La costumbre de los festejos, defendida por la población ante las autoridades, en continua negociación y resistencia, entre reglamentos para garantizar un tiempo libre y prohibiciones para impedir el desorden social, terminó creando una tradición con el correr del tiempo. La cercanía entre las celebraciones religiosas y los carnavales, por su parte, permitió el intercambio de las prácticas festivas que se retroalimentaban durante el transcurso del año.
Manuel Serrano García, en su investigación sobre la procesión del Corpus Christi encontró que en Cartagena de Indias esta contenía “elementos populares, religiosos y civiles.
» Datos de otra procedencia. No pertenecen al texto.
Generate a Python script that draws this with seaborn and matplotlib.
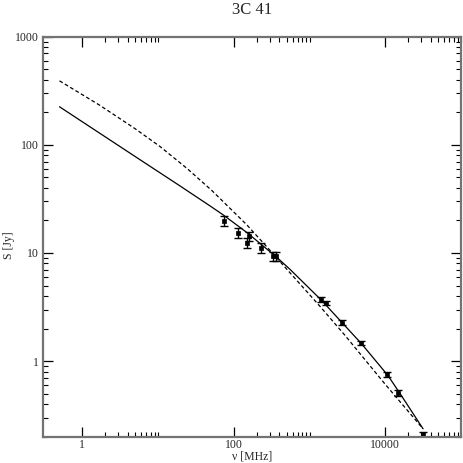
import numpy as np
import pandas as pd
import matplotlib
matplotlib.use("Agg")
import matplotlib.pyplot as plt
from matplotlib.ticker import FixedLocator, FuncFormatter, LogLocator, NullFormatter
import seaborn as sns

freq_mhz = [74, 112, 160, 150, 232, 330, 365, 1410, 1640, 2720, 4850, 10700, 14800, 31500]
flux_jy = [19.7, 15.4, 14.3, 12.4, 11.2, 9.4, 9.4, 3.70, 3.44, 2.27, 1.47, 0.753, 0.51, 0.21]
flux_err = [2.1, 1.6, 1.5, 1.3, 1.1, 0.9, 0.9, 0.2, 0.17, 0.11, 0.07, 0.04, 0.03, 0.012]

# fitted spectra, sampled along the drawn curves
solid_freq = [0.50, 4.96, 19.5, 48.4, 72.5, 150, 367, 550, 1440, 4850, 10900, 15500, 31500]
solid_flux = [225, 78.2, 41.7, 27.3, 22.5, 15.4, 9.16, 7.08, 3.65, 1.45, 0.733, 0.507, 0.237]

dashed_freq = [0.50, 1.71, 4.96, 10.6, 23.8, 51.4, 147.6, 300, 550, 1370, 2920, 9860, 31500]
dashed_flux = [391, 231.7, 141.3, 96.6, 61.0, 37.8, 18.3, 10.6, 6.58, 3.22, 1.74, 0.617, 0.237]

sns.set_style("ticks")
plt.rcParams['font.family'] = ['Liberation Serif', 'DejaVu Serif']

fig = plt.figure(figsize=(4.63, 4.63), dpi=100)
ax = fig.add_axes([0.0922, 0.0568, 0.9035, 0.8639])

solid = pd.DataFrame({'freq': solid_freq, 'flux': solid_flux})
dashed = pd.DataFrame({'freq': dashed_freq, 'flux': dashed_flux})
points = pd.DataFrame({'freq': freq_mhz, 'flux': flux_jy, 'err': flux_err})

sns.lineplot(data=solid, x='freq', y='flux', ax=ax, color='k', lw=0.9, sort=False)
sns.lineplot(data=dashed, x='freq', y='flux', ax=ax, color='k', lw=0.9, sort=False,
             linestyle=(0, (3, 2)))
ax.errorbar(points['freq'], points['flux'], yerr=points['err'], fmt='none',
            ecolor='k', elinewidth=1, capsize=3, capthick=1)
sns.scatterplot(data=points, x='freq', y='flux', ax=ax, marker='s', s=12,
                color='k', edgecolor='k', linewidth=0.5)

ax.set_xscale('log')
ax.set_yscale('log')
ax.set_xlim(0.3, 1e5)
ax.set_ylim(0.2, 1000)

# x ticks every two decades, minor ticks only in the first decade after each
ax.xaxis.set_major_locator(FixedLocator([1, 100, 10000]))
ax.xaxis.set_minor_locator(FixedLocator([k * 10.0 ** m for m in (0, 2, 4) for k in range(2, 11)]))
ax.yaxis.set_major_locator(FixedLocator([1, 10, 100, 1000]))
ax.yaxis.set_minor_locator(LogLocator(base=10, subs=np.arange(2, 10)))
fmt = FuncFormatter(lambda v, p: f'{v:g}')
ax.xaxis.set_major_formatter(fmt)
ax.yaxis.set_major_formatter(fmt)
ax.xaxis.set_minor_formatter(NullFormatter())
ax.yaxis.set_minor_formatter(NullFormatter())

ax.tick_params(which='both', direction='in', top=True, right=True, color='k',
               labelsize=8.5)
ax.tick_params(axis='x', pad=2)
ax.tick_params(axis='y', pad=2.5)
ax.tick_params(which='major', length=7, width=0.9)
ax.tick_params(which='minor', length=3.5, width=0.8)
for s in ax.spines.values():
    s.set_color('0.45')
    s.set_linewidth(1.6)

ax.set_xlabel('ν [MHz]', fontsize=8.5, labelpad=-0.5)
ax.set_ylabel('S [Jy]', fontsize=8.5)
ax.yaxis.set_label_coords(-0.066, 0.48)
ax.set_title('3C 41', fontsize=12, pad=16)

fig.savefig('out.png', dpi=100)
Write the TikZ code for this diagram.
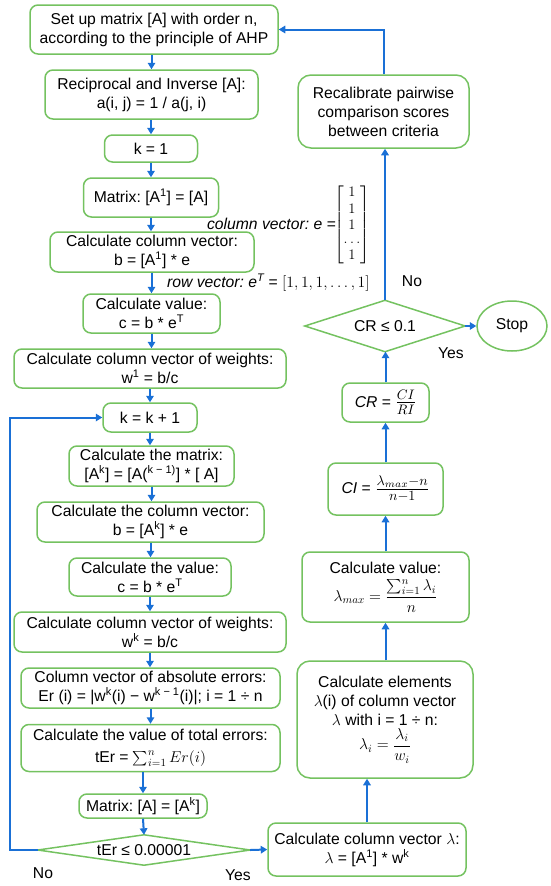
\RequirePackage{fix-cm}
\documentclass[tikz,border=0pt]{standalone}
\usepackage{amsmath}
\usepackage{graphicx}
\usepackage[no-math]{fontspec}
\setmainfont{Liberation Sans}
\usetikzlibrary{arrows.meta,shapes.geometric}
\definecolor{gr}{RGB}{116,194,96}
\definecolor{bl}{RGB}{26,112,214}
\newcommand{\fsz}{\fontsize{15.7}{19}\selectfont\frenchspacing}
\newcommand{\sps}[1]{\textsuperscript{#1}}
\tikzset{
  box/.style={draw=gr, line width=1.5pt, rounded corners=8pt, align=center, inner sep=1pt, font=\fsz},
  bigbox/.style={box, rounded corners=13pt},
  dianode/.style={inner sep=0pt, font=\fsz, align=center},
  dialine/.style={draw=gr, line width=1.5pt, line join=miter},
  arr/.style={draw=bl, line width=2pt, -{Triangle[length=6.5pt,width=7.5pt]}},
  lbl/.style={font=\fsz, inner sep=0pt}
}
\begin{document}
\begin{tikzpicture}[x=1pt,y=-1pt]
\useasboundingbox (0,0) rectangle (550,886);
% left column
\node[box, minimum width=248, minimum height=49] (set) at (154,29.5) {Set up matrix [A] with order n,\\according to the principle of AHP};
\node[box, minimum width=213, minimum height=49] (recip) at (151.5,94.5) {Reciprocal and Inverse [A]:\\a(i, j) = 1 / a(j, i)};
\node[box, minimum width=93, minimum height=27] (k1) at (151,148.5) {k = 1};
\node[box, minimum width=135, minimum height=39] (mat1) at (151,197.5) {Matrix: [A\sps{1}] = [A]};
\node[box, minimum width=204, minimum height=40] (colv) at (152,252) {Calculate column vector:\\b = [A\sps{1}] * e};
\node[box, minimum width=137, minimum height=39] (val) at (151.5,313.5) {Calculate value:\\c = b * e\sps{T}};
\node[box, minimum width=272, minimum height=39] (w1) at (150,368.5) {Calculate column vector of weights:\\w\sps{1} = b/c};
\node[box, minimum width=94, minimum height=29] (kk) at (150,417.5) {k = k + 1};
\node[box, minimum width=165, minimum height=40] (matk) at (151.5,466) {Calculate the matrix:\\{}[A\sps{k}] = [A(\sps{k − 1)}] * [ A]};
\node[box, minimum width=227, minimum height=40] (colk) at (150.5,522) {Calculate the column vector:\\b = [A\sps{k}] * e};
\node[box, minimum width=162, minimum height=38] (valk) at (150,577) {Calculate the value:\\c = b * e\sps{T}};
\node[box, minimum width=272, minimum height=40] (wk) at (150,632) {Calculate column vector of weights:\\w\sps{k} = b/c};
\node[box, minimum width=259, minimum height=40] (err) at (150.5,688) {Column vector of absolute errors:\\Er (i) = |w\sps{k}(i) − w\sps{k − 1}(i)|; i = 1 ÷ n};
\node[box, minimum width=259, minimum height=47] (tot) at (150.5,748) {Calculate the value of total errors:\\[3pt]tEr = $\sum_{i=1}^{n} Er(i)$};
\node[box, minimum width=128, minimum height=24] (mata) at (143,806) {Matrix: [A] = [A\sps{k}]};
\node[dianode, minimum width=212, minimum height=30] (dia1) at (144,850) {tEr ≤ 0.00001};
\draw[dialine] (dia1.west) -- (dia1.north) -- (dia1.east) -- (dia1.south) -- cycle;
% right column
\node[box, minimum width=198, minimum height=53] (lam) at (367,849.5) {Calculate column vector $\lambda$:\\$\lambda$ = [A\sps{1}] * w\sps{k}};
\node[bigbox, minimum width=176, minimum height=117] (elem) at (385,719.5) {Calculate elements\\$\lambda$(i) of column vector\\$\lambda$ with i = 1 ÷ n:\\[2pt]$\lambda_i = \dfrac{\lambda_i}{w_i}$};
\node[box, minimum width=167, minimum height=70] (lmax) at (385.5,587) {Calculate value:\\[5pt]$\lambda_{max} = \dfrac{\sum_{i=1}^{n}\lambda_i}{n}$};
\node[box, minimum width=115, minimum height=52] (ci) at (385.5,489) {\itshape CI\upshape\ = \scalebox{1.28}{$\frac{\lambda_{max}-n}{n-1}$}};
\node[box, minimum width=87, minimum height=39] (cr) at (385.5,402.5) {\itshape CR\upshape\ = \scalebox{1.25}{$\frac{CI}{RI}$}};
\node[dianode, minimum width=160, minimum height=51] (dia2) at (385,326) {CR ≤ 0.1};
\draw[dialine] (dia2.west) -- (dia2.north) -- (dia2.east) -- (dia2.south) -- cycle;
\node[draw=gr, line width=1.5pt, ellipse, minimum width=70, minimum height=50, inner sep=0pt, font=\fsz] (stop) at (512,326) {Stop};
\node[bigbox, minimum width=171, minimum height=73] (recal) at (383.5,111.5) {Recalibrate pairwise\\comparison scores\\between criteria};
% annotations
\node[lbl, anchor=east, font=\fsz\itshape] (cvlab) at (336,224) {column vector: e =};
\node[inner sep=0pt, font=\fontsize{14.5}{16.5}\selectfont] (emat) at (352,225) {$\begin{bmatrix}1\\1\\1\\[-3pt]\dots\\1\end{bmatrix}$};
\node[lbl, anchor=west] (rvlab) at (167,283) {\itshape row vector: e\textsuperscript{T} \upshape= $[1, 1, 1, \dots, 1]$};
\node[lbl] (no1) at (43,873) {No};
\node[lbl] (yes1) at (238,875) {Yes};
\node[lbl] (no2) at (412,281) {No};
\node[lbl] (yes2) at (451,353) {Yes};
% arrows left
\draw[arr] (set.south -| recip) -- (recip.north);
\draw[arr] (recip.south -| k1) -- (k1.north);
\draw[arr] (k1.south) -- (mat1.north);
\draw[arr] (mat1.south) -- (mat1.south |- colv.north);
\draw[arr] (colv.south -| val) -- (val.north);
\draw[arr] (val.south) -- (val.south |- w1.north);
\draw[arr] (w1.south -| kk) -- (kk.north);
\draw[arr] (kk.south) -- (kk.south |- matk.north);
\draw[arr] (matk.south) -- (matk.south |- colk.north);
\draw[arr] (colk.south) -- (colk.south |- valk.north);
\draw[arr] (valk.south) -- (valk.south |- wk.north);
\draw[arr] (wk.south) -- (wk.south |- err.north);
\draw[arr] (err.south) -- (err.south |- tot.north);
\draw[arr] (tot.south -| mata) -- (mata.north);
\draw[arr] (mata.south) -- (dia1.north);
\coordinate (lp) at (9.5,850);
\draw[arr] (dia1.west) -- (lp) |- (kk.west);
\draw[arr] (dia1.east) -- (lam.west);
% arrows right
\draw[arr] (lam.north) -- (lam.north |- elem.south);
\draw[arr] (elem.north -| lmax) -- (lmax.south);
\draw[arr] (lmax.north) -- (ci.south);
\draw[arr] (ci.north) -- (cr.south);
\draw[arr] (cr.north) -- (cr.north |- dia2.south);
\draw[arr] (dia2.east) -- (stop.west);
\draw[arr] (dia2.north) -- (dia2.north |- recal.south);
\draw[arr] (recal.north) |- (set.east);
\end{tikzpicture}
\end{document}
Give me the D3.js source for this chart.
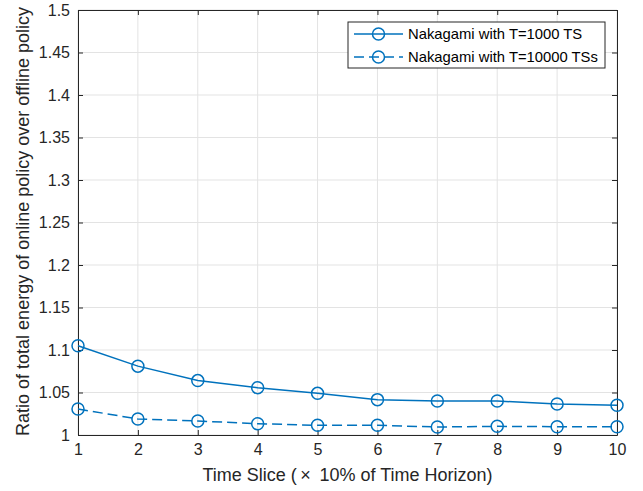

Las festividades tenían dos vertientes que se mezclaban y complementaban: una profana y otra religiosa, a lo que habría que unir una política”. Además “se sumaban los elementos más festivos como las danzas y personas disfrazadas” y “se pasaba rápidamente de la solemnidad de la celebración religiosa a un ambiente relajado de gran participación popular. No se veía correcto que durante el baile se volviera la espalda al Santísimo y se prestase, como era de esperar, más atención a la danza que a la ceremonia, lo que según el obispo convertía la catedral en ‘casa de diversión’ ”. Insiste Serrano que no se sabe “exactamente cuál era el atuendo ni cómo eran las danzas, pero debía asemejarse a unos diablos y figuras extrañas, que significarían el mal frente a otros asimilados a ángeles. Este tipo de danzas nombradas como matachines o mojarillas, diablillos en el caso cartagenero, fueron muy comunes en todas las procesiones de Corpus y daban una nota festiva que contrastaba con el boato de la celebración”38. Expresa Serrano que “estas danzas sirvieron para integrar dentro del modelo político-religioso colonial a los grupos no hispanocriollos, como indios, negros o castas39, una práctica heredera de la península donde también participaban grupos étnicos como los gitanos”. Según el autor, en la procesión de 1620 “los religiosos acudieron sin las cruces ni las capas, haciendo caso omiso a todo lo dictaminado al ir revueltos unos con otros”40. Algo similar a esto ocurrió en los sucesos de 1808, narrados arriba, en los cuales se pudo establecer que religiosos del convento de la Popa estaban disfrutando los festejos al pie del cerro.